Can the cloning saxifrage outwit our herbicides?

This article is more than 8 years old
Thorsgill Beck, Teesdale To 16th century travellers meadow saxifrage would have been unremarkable, today it is a window into a lost landscape

Five centuries ago the White Canons, who worshipped in the Premonstratensian abbey, whose ruins sit high above the bend in the Tees at Egglestone, would have been familiar with the view that appeared as we crossed the pack-horse bridge.

The pasture had buttercups and another flower that I couldn’t immediately identify. It was only when we stood among the densely packed drifts of its white blooms that it dawned on me that this was meadow saxifrage, in greater profusion than I had ever seen.

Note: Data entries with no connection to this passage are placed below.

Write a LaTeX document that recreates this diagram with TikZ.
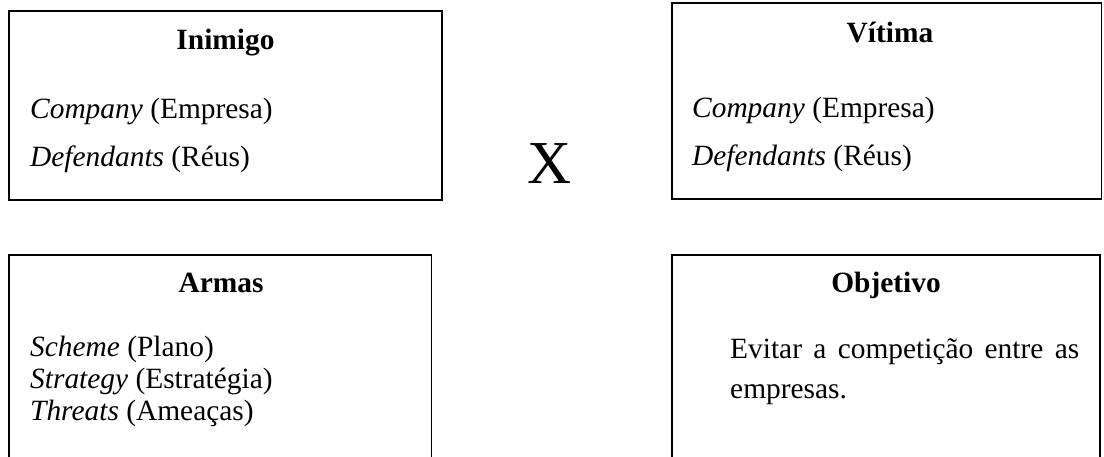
\documentclass[tikz,border=0pt]{standalone}
\usepackage{fontspec}
\setmainfont{Liberation Serif}
\begin{document}
\begin{tikzpicture}[x=1pt,y=-1pt,
  box/.style={draw=black, line width=1.6pt, fill=none},
  txt/.style={inner sep=0pt, anchor=base west, font=\fontsize{29.4}{33}\selectfont},
  head/.style={inner sep=0pt, anchor=base, font=\fontsize{29.4}{33}\selectfont\bfseries}]
\clip (0,0) rectangle (1104,456);
\fill[white] (0,0) rectangle (1104,456);
% boxes
\draw[box] (9,11) rectangle (442,200);
\draw[box] (672,3) rectangle (1101.5,199);
\draw[box] (9,255) rectangle (431.5,480);
\draw[box] (672,255) rectangle (1100,480);
% Inimigo
\node[head] (h1) at (225.5,49) {Inimigo};
\node[txt] (a1) at (30,118) {\textit{Company} (Empresa)};
\node[txt] (a2) at (30,166) {\textit{Defendants} (Réus)};
% Vitima
\node[head] (h2) at (890,42) {Vítima};
\node[txt] (b1) at (692,117) {\textit{Company} (Empresa)};
\node[txt] (b2) at (692,165) {\textit{Defendants} (Réus)};
% X
\node[inner sep=0pt, anchor=base, font=\fontsize{61}{61}\selectfont] (x) at (549.5,183) {X};
% Armas
\node[head] (h3) at (221,292) {Armas};
\node[txt] (c1) at (30,356) {\textit{Scheme} (Plano)};
\node[txt] (c2) at (30,388) {\textit{Strategy} (Estratégia)};
\node[txt] (c3) at (30,420) {\textit{Threats} (Ameaças)};
% Objetivo
\node[head] (h4) at (886,292) {Objetivo};
\node[txt] (d1) at (730,358) {\makebox[349pt][s]{Evitar a competição entre as}};
\node[txt] (d2) at (730,398) {empresas.};
\end{tikzpicture}
\end{document}
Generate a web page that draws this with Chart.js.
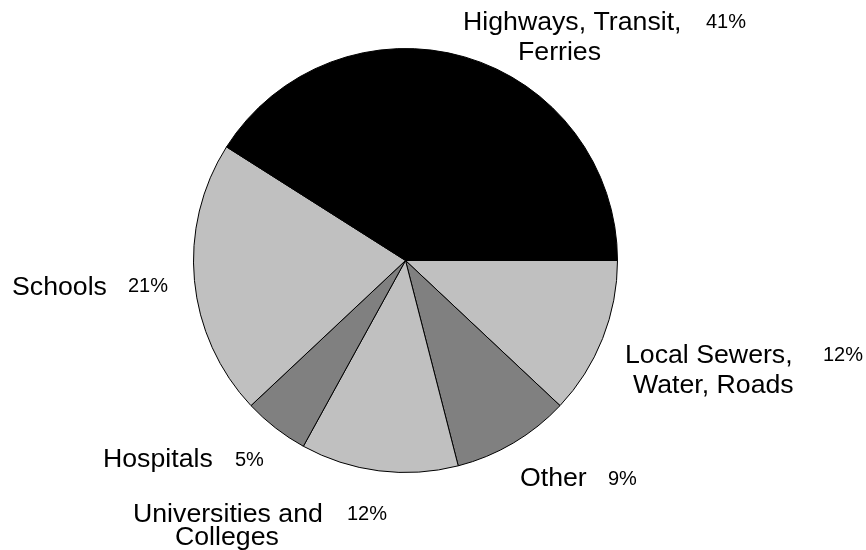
<!DOCTYPE html>
<html>
<head>
<meta charset="utf-8">
<title>Capital spending by category</title>
<script src="https://cdn.jsdelivr.net/npm/chart.js@4.4.1/dist/chart.umd.min.js"></script>
<style>
  html, body { margin: 0; padding: 0; background: #fff; }
  #wrap { width: 866px; height: 550px; }
</style>
</head>
<body>
<div id="wrap"><canvas id="pie" width="866" height="550"></canvas></div>
<script>
// slices run clockwise from 3 o'clock
const sectors = ['Local Sewers, Water, Roads', 'Other', 'Universities and Colleges', 'Hospitals', 'Schools', 'Highways, Transit, Ferries'];
const nameLines = [
    ['Local Sewers,', 'Water, Roads'],
    ['Other'],
    ['Universities and', 'Colleges'],
    ['Hospitals'],
    ['Schools'],
    ['Highways, Transit,', 'Ferries']
];
const shares = [12, 9, 12, 5, 21, 41];
const fills = ['#c0c0c0', '#808080', '#c0c0c0', '#808080', '#c0c0c0', '#000000'];

// label placement, offsets from the pie centre (left edge, baseline)
const labelSpots = [
    { lines: [[219.5, 102.5], [227.5, 132.5]], pct: [417.5, 100.5] },
    { lines: [[114.5, 225.5]], pct: [202.5, 224.5] },
    { lines: [[-272.5, 261.5], [-230.5, 284.5]], pct: [-58.5, 259.5] },
    { lines: [[-302.5, 206.5]], pct: [-170.5, 205.5] },
    { lines: [[-393.5, 34.5]], pct: [-277.5, 31.5] },
    { lines: [[57.5, -230.5], [112.5, -200.5]], pct: [300.5, -232.5] }
];

const nameFont = '26.7px "Liberation Sans", Arial, sans-serif';
const pctFont = '20px "Liberation Sans", Arial, sans-serif';

const sliceLabels = {
    id: 'sliceLabels',
    afterDatasetsDraw(chart) {
        const ctx = chart.ctx;
        const arcs = chart.getDatasetMeta(0).data;
        ctx.save();
        ctx.fillStyle = '#000';
        ctx.textAlign = 'left';
        ctx.textBaseline = 'alphabetic';
        arcs.forEach((arc, i) => {
            const spot = labelSpots[i];
            ctx.font = nameFont;
            nameLines[i].forEach((line, j) => {
                ctx.fillText(line, arc.x + spot.lines[j][0], arc.y + spot.lines[j][1]);
            });
            ctx.font = pctFont;
            ctx.fillText(shares[i] + '%', arc.x + spot.pct[0], arc.y + spot.pct[1]);
        });
        ctx.restore();
    }
};

new Chart(document.getElementById('pie'), {
    type: 'pie',
    data: {
        labels: sectors,
        datasets: [{
            data: shares,
            backgroundColor: fills,
            borderColor: '#000',
            borderWidth: 1
        }]
    },
    options: {
        responsive: false,
        animation: false,
        rotation: 90,
        layout: { padding: { top: 48, bottom: 77, left: 0, right: 55 } },
        plugins: {
            legend: { display: false },
            tooltip: { enabled: false }
        }
    },
    plugins: [sliceLabels]
});
</script>
</body>
</html>
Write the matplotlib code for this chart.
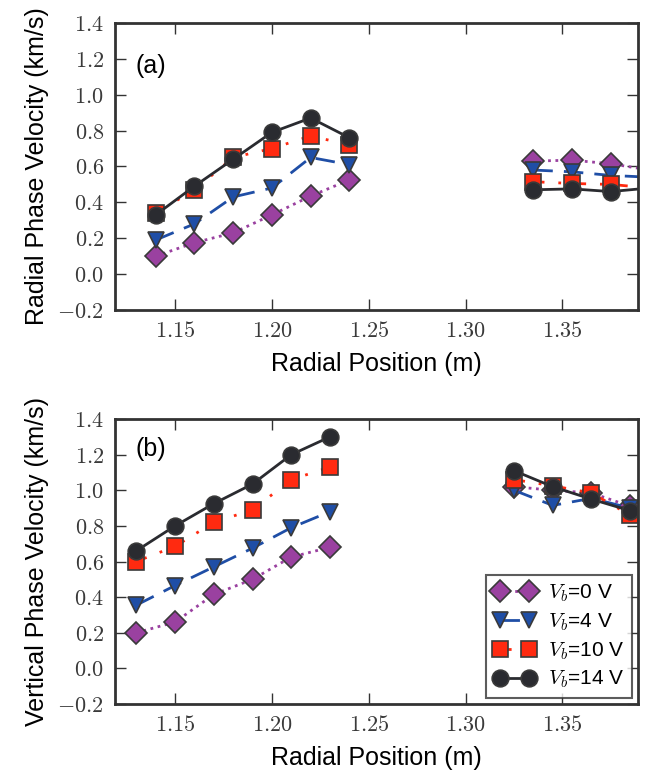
import matplotlib
matplotlib.use("Agg")
import matplotlib.pyplot as plt
from matplotlib.ticker import FuncFormatter, MultipleLocator

plt.rcParams['font.family'] = ['Liberation Sans', 'DejaVu Sans']
plt.rcParams['mathtext.fontset'] = 'cm'

# (a) radial phase velocity, inner and outer groups
xa_in = [1.14, 1.16, 1.18, 1.20, 1.22, 1.24]
xa_out = [1.335, 1.355, 1.375, 1.395]
va = {
    0: [0.10, 0.175, 0.23, 0.33, 0.435, 0.525],
    4: [0.19, 0.28, 0.43, 0.48, 0.65, 0.61],
    10: [0.34, 0.47, 0.65, 0.70, 0.77, 0.72],
    14: [0.33, 0.49, 0.64, 0.79, 0.87, 0.76],
}
va_out = {
    0: [0.63, 0.635, 0.615, 0.58],
    4: [0.58, 0.57, 0.55, 0.54],
    10: [0.515, 0.505, 0.50, 0.48],
    14: [0.47, 0.475, 0.46, 0.48],
}

# (b) vertical phase velocity
xb_in = [1.13, 1.15, 1.17, 1.19, 1.21, 1.23]
xb_out = [1.325, 1.345, 1.365, 1.385]
vb = {
    0: [0.20, 0.26, 0.415, 0.50, 0.625, 0.68],
    4: [0.355, 0.465, 0.57, 0.675, 0.79, 0.88],
    10: [0.60, 0.685, 0.82, 0.89, 1.06, 1.13],
    14: [0.66, 0.80, 0.925, 1.035, 1.20, 1.30],
}
vb_out = {
    0: [1.02, 1.00, 0.985, 0.91],
    4: [1.00, 0.915, 0.955, 0.90],
    10: [1.06, 1.025, 0.985, 0.86],
    14: [1.11, 1.02, 0.95, 0.885],
}

voltages = [0, 4, 10, 14]
styles = {
    0: dict(color='#9a41a0', ls=':', marker='D', ms=11),
    4: dict(color='#1f4ea6', ls=(0, (7, 4)), marker='v', ms=12),
    10: dict(color='#ff2a10', ls=(0, (4, 5, 1, 5)), marker='s', ms=11),
    14: dict(color='#2a2b30', ls='-', marker='o', ms=12),
}
edge = '#3a3a3a'

fig = plt.figure(figsize=(6.48, 7.76), dpi=100)
ax1 = fig.add_axes([0.1775, 0.6005, 0.807, 0.370])
ax2 = fig.add_axes([0.1775, 0.0928, 0.807, 0.3672])

def draw(ax, xin, xout, din, dout):
    for v in voltages:
        st = styles[v]
        kw = dict(color=st['color'], ls=st['ls'], lw=2, marker=st['marker'],
                  ms=st['ms'], mfc=st['color'], mec=edge, mew=1.2)
        ax.plot(xin, din[v], label=r'$V_b$=%d V' % v, **kw)
        ax.plot(xout, dout[v], **kw)

draw(ax1, xa_in, xa_out, va, va_out)
draw(ax2, xb_in, xb_out, vb, vb_out)

fmt = FuncFormatter(lambda val, pos: r'$%.2f$' % val)
yfmt = FuncFormatter(lambda val, pos: r'$%.1f$' % val)
for ax in (ax1, ax2):
    ax.set_xlim(1.119, 1.389)
    ax.set_ylim(-0.2, 1.4)
    ax.xaxis.set_major_locator(MultipleLocator(0.05))
    ax.yaxis.set_major_locator(MultipleLocator(0.2))
    ax.xaxis.set_major_formatter(fmt)
    ax.yaxis.set_major_formatter(yfmt)
    ax.tick_params(direction='in', top=True, right=True, length=8,
                   width=1, color='#333333', labelsize=16, pad=8,
                   labelcolor='#3a3a3a')
    for sp in ax.spines.values():
        sp.set_color('#333333')
        sp.set_linewidth(2)
    ax.set_xlabel('Radial Position (m)', fontsize=18, labelpad=7)

ax1.set_ylabel('Radial Phase Velocity (km/s)', fontsize=18, labelpad=6)
ax2.set_ylabel('Vertical Phase Velocity (km/s)', fontsize=18, labelpad=6)
ax1.text(0.04, 0.85, '(a)', transform=ax1.transAxes, fontsize=18, va='center')
ax2.text(0.04, 0.895, '(b)', transform=ax2.transAxes, fontsize=18, va='center')

leg = ax2.legend(loc='lower right', numpoints=2, fontsize=15, fancybox=False,
                 handlelength=2.0, borderpad=0.35, labelspacing=0.35,
                 handletextpad=0.6, borderaxespad=0.3)
leg.get_frame().set_edgecolor('#333333')
leg.get_frame().set_linewidth(1.5)

fig.savefig('out.png', dpi=100)
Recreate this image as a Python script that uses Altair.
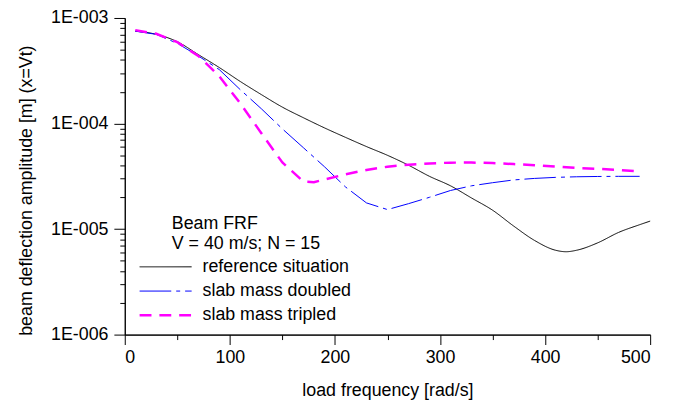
import altair as alt
import pandas as pd

# ---------------- data ----------------
ref_x = [10, 30, 50, 70, 90, 110, 130, 150, 170, 190, 210, 230, 250, 270, 290,
         310, 330, 350, 370, 390, 410, 420, 430, 450, 470, 490, 500]
ref_y = [7.5e-4, 7.0e-4, 5.96e-4, 4.5e-4, 3.39e-4, 2.5e-4, 1.88e-4, 1.43e-4,
         1.135e-4, 9.1e-5, 7.4e-5, 6.05e-5, 5.0e-5, 4.03e-5, 3.16e-5, 2.57e-5,
         1.97e-5, 1.51e-5, 1.07e-5, 7.8e-6, 6.3e-6, 6.1e-6, 6.3e-6, 7.4e-6,
         9.3e-6, 1.1e-5, 1.19e-5]

dbl_x = [10, 30, 50, 70, 90, 110, 130, 150, 170, 190, 210, 230, 250, 270, 290,
         310, 330, 350, 370, 390, 410, 430, 450, 470, 490]
dbl_y = [7.5e-4, 7.0e-4, 5.75e-4, 4.37e-4, 3.24e-4, 2.09e-4, 1.38e-4, 8.9e-5,
         5.9e-5, 3.9e-5, 2.51e-5, 1.77e-5, 1.53e-5, 1.74e-5, 2.0e-5, 2.32e-5,
         2.57e-5, 2.75e-5, 2.92e-5, 3.02e-5, 3.09e-5, 3.13e-5, 3.15e-5,
         3.16e-5, 3.16e-5]

tri_x = [10, 30, 50, 70, 90, 110, 130, 150, 170, 180, 190, 210, 230, 250, 270,
         290, 310, 330, 350, 370, 390, 410, 430, 450, 470, 490]
tri_y = [7.67e-4, 7.08e-4, 5.9e-4, 4.37e-4, 2.8e-4, 1.55e-4, 8.1e-5, 4.27e-5,
         2.82e-5, 2.78e-5, 2.95e-5, 3.3e-5, 3.63e-5, 3.9e-5, 4.07e-5, 4.19e-5,
         4.26e-5, 4.27e-5, 4.22e-5, 4.13e-5, 4.03e-5, 3.91e-5, 3.79e-5,
         3.72e-5, 3.63e-5, 3.52e-5]

series_names = ["reference situation", "slab mass doubled", "slab mass tripled"]
legend_title = ["Beam FRF", "V = 40 m/s; N = 15"]

x_major = [0, 100, 200, 300, 400, 500]
x_minor = [50, 150, 250, 350, 450]
y_major = [1e-6, 1e-5, 1e-4, 1e-3]
y_minor = [m * 10.0 ** e for e in (-6, -5, -4) for m in range(2, 10)]

# ---------------- styling ----------------
FONT = "Liberation Sans"
FS = 18
colors = ["#000000", "#0000ff", "#ff00ff"]
dashes = [[1, 0], [32, 5, 4, 5], [12, 8]]
widths = [1, 1, 2.5]
interps = ["monotone", "linear", "linear"]

frames = [
    pd.DataFrame({"freq": ref_x, "amp": ref_y}),
    pd.DataFrame({"freq": dbl_x, "amp": dbl_y}),
    pd.DataFrame({"freq": tri_x, "amp": tri_y}),
]
all_df = pd.concat(frames, ignore_index=True)

xscale = alt.Scale(domain=[0, 500], nice=False, zero=False)
yscale = alt.Scale(type="log", domain=[1e-6, 1e-3], nice=False)

axis_common = dict(domainColor="black", tickColor="black", grid=False,
                   labelColor="black", labelFont=FONT, titleFont=FONT,
                   titleColor="black", titleFontWeight="normal")

major = alt.Chart(all_df).mark_point(opacity=0).encode(
    x=alt.X("freq:Q", scale=xscale, axis=alt.Axis(
        orient="bottom", values=x_major, tickSize=10, labelFontSize=FS,
        labelPadding=4, format="d", title="load frequency [rad/s]",
        titleFontSize=FS, titleX=265.5, titleY=57, titleBaseline="middle",
        titleAlign="center", **axis_common)),
    y=alt.Y("amp:Q", scale=yscale, axis=alt.Axis(
        orient="left", values=y_major, tickSize=11, labelFontSize=FS,
        labelPadding=6,
        labelExpr="'1E-00' + abs(round(log(datum.value) / LN10))",
        title="beam deflection amplitude [m] (x=Vt)", titleFontSize=FS,
        titleAngle=270, titleX=-99, titleY=174, titleBaseline="middle",
        titleAlign="center", **axis_common)),
)

minor = alt.Chart(all_df).mark_point(opacity=0).encode(
    x=alt.X("freq:Q", scale=xscale, axis=alt.Axis(
        orient="bottom", values=x_minor, tickSize=5, labels=False,
        title=None, **axis_common)),
    y=alt.Y("amp:Q", scale=yscale, axis=alt.Axis(
        orient="left", values=y_minor, tickSize=5, labels=False,
        title=None, **axis_common)),
)

layers = [major, minor]
for df, c, d, w, ip in zip(frames, colors, dashes, widths, interps):
    layers.append(
        alt.Chart(df).mark_line(color=c, strokeDash=d, strokeWidth=w,
                                interpolate=ip).encode(
            x=alt.X("freq:Q", scale=xscale, axis=None),
            y=alt.Y("amp:Q", scale=yscale, axis=None),
        )
    )

# legend block (drawn as annotations)
layers.append(
    alt.Chart(pd.DataFrame({"t": [legend_title]})).mark_text(
        align="left", baseline="top", font=FONT, fontSize=FS, color="black",
        lineHeight=20.5).encode(
        x=alt.value(47.5), y=alt.value(199), text="t:N")
)
for i, (name, c, d, w) in enumerate(zip(series_names, colors, dashes, widths)):
    yy = 251.5 + 24.5 * i
    layers.append(
        alt.Chart(pd.DataFrame({"n": [name]})).mark_rule(
            color=c, strokeDash=d, strokeWidth=w).encode(
            x=alt.value(15), x2=alt.value(67.6), y=alt.value(yy))
    )
    layers.append(
        alt.Chart(pd.DataFrame({"n": [name]})).mark_text(
            align="left", baseline="middle", font=FONT, fontSize=FS,
            color="black").encode(
            x=alt.value(78.6), y=alt.value(yy), text="n:N")
    )

chart = alt.layer(*layers).resolve_scale(
    x="shared", y="shared"
).resolve_axis(
    x="independent", y="independent"
).properties(
    width=531, height=320,
    autosize=alt.AutoSizeParams(type="none"),
    padding={"left": 118, "top": 8, "right": 15, "bottom": 65},
).configure_view(stroke=None)

chart.save("out.html", embed_options={"renderer": "svg", "actions": False})
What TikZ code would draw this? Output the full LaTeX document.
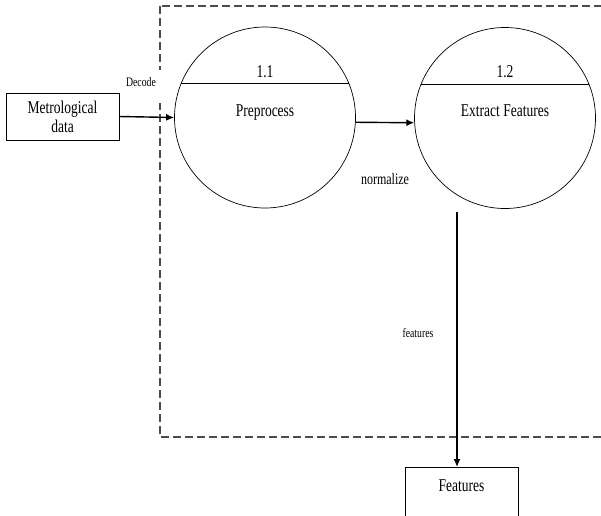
\documentclass[tikz,border=0pt]{standalone}
\usepackage{fontspec}
\setmainfont[FakeStretch=0.75]{Liberation Serif}
\usetikzlibrary{arrows.meta}

\begin{document}
\begin{tikzpicture}[x=1pt,y=-1pt,line width=0.7pt,
        every node/.style={align=center,inner sep=0pt,font=\fontsize{18}{18}\selectfont},
        proc/.style={draw,circle,minimum size=181pt},
        store/.style={draw,rectangle,minimum width=113pt},
        small/.style={font=\fontsize{13}{13}\selectfont},
        flow/.style={-{Latex[length=8pt,width=7pt]},line width=1.4pt}]
    \useasboundingbox (0,0) rectangle (601,515);
    \clip (0,0) rectangle (601,515);
    \draw[gray!60!black,line width=1.3pt,dash pattern=on 8pt off 4pt] (160,6) rectangle (640,437);
    \node[store,minimum height=47pt] (data) at (62.5,116.5) {Metrological\\[1pt]data};
    \node[proc] (pre) at (265,117.5) {};
    \node[proc] (ext) at (505,118) {};
    \draw (pre.158) -- (pre.22);
    \draw (ext.158) -- (ext.22);
    \node[anchor=base] (n11) at (265,77) {1.1};
    \node[anchor=base] (n12) at (505,77) {1.2};
    \node[anchor=base] (prel) at (265,116) {Preprocess};
    \node[anchor=base] (extl) at (505,116) {Extract Features};
    \node[small,fill=white,anchor=base,minimum width=43pt,text height=16pt,text depth=17pt] (dec) at (141,86) {Decode};
    \node[store,anchor=north,text height=24pt,text depth=30pt] (feat) at (461.5,467) {Features};
    \coordinate (fout) at (457,212);
    \draw[flow] (data.east) -- (pre.west);
    \draw[flow] (pre.-3) -- (ext.183);
    \draw[flow] (fout) -- (fout |- feat.north);
    \node[font=\fontsize{16}{16}\selectfont,anchor=base] (norm) at (385,184) {normalize};
    \node[small,anchor=base] (featl) at (418,337) {features};
\end{tikzpicture}
\end{document}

To 16th-century travellers, on their way to the abbey, it would have been an unremarkable sight; today it is a window into a lost landscape.

This exquisite wild flower, whose petals remind you of the finest porcelain, has been relentlessly reduced in range and abundance by the agricultural improvement of pastures. It takes just a few cycles of fertiliser application, to boost grass growth, and a few doses of herbicide, to eliminate thistles, for this wiry stemmed beauty to fall as collateral damage, to be banished to field margins or slopes that are too steep to cultivate.

Meadow saxifrage leaf rosettes expand early March before the grasses grow tall enough to shade them out. By July the seeds are set and the plant almost disappears. Not quite, though, because down among the grassroots lies the secret of its abundance in unimproved pastures.

Tiny vegetative buds, called bulbils, form in the leaf axils and then drop to the soil surface, so where one plant grows 10 more can spring up the following year. Bulbils clinging to mud on cattle hooves are planted as the cows move about. This is a plant that clones itself. Unmolested, it can produce spectacular displays that call to mind a late spring snowfall.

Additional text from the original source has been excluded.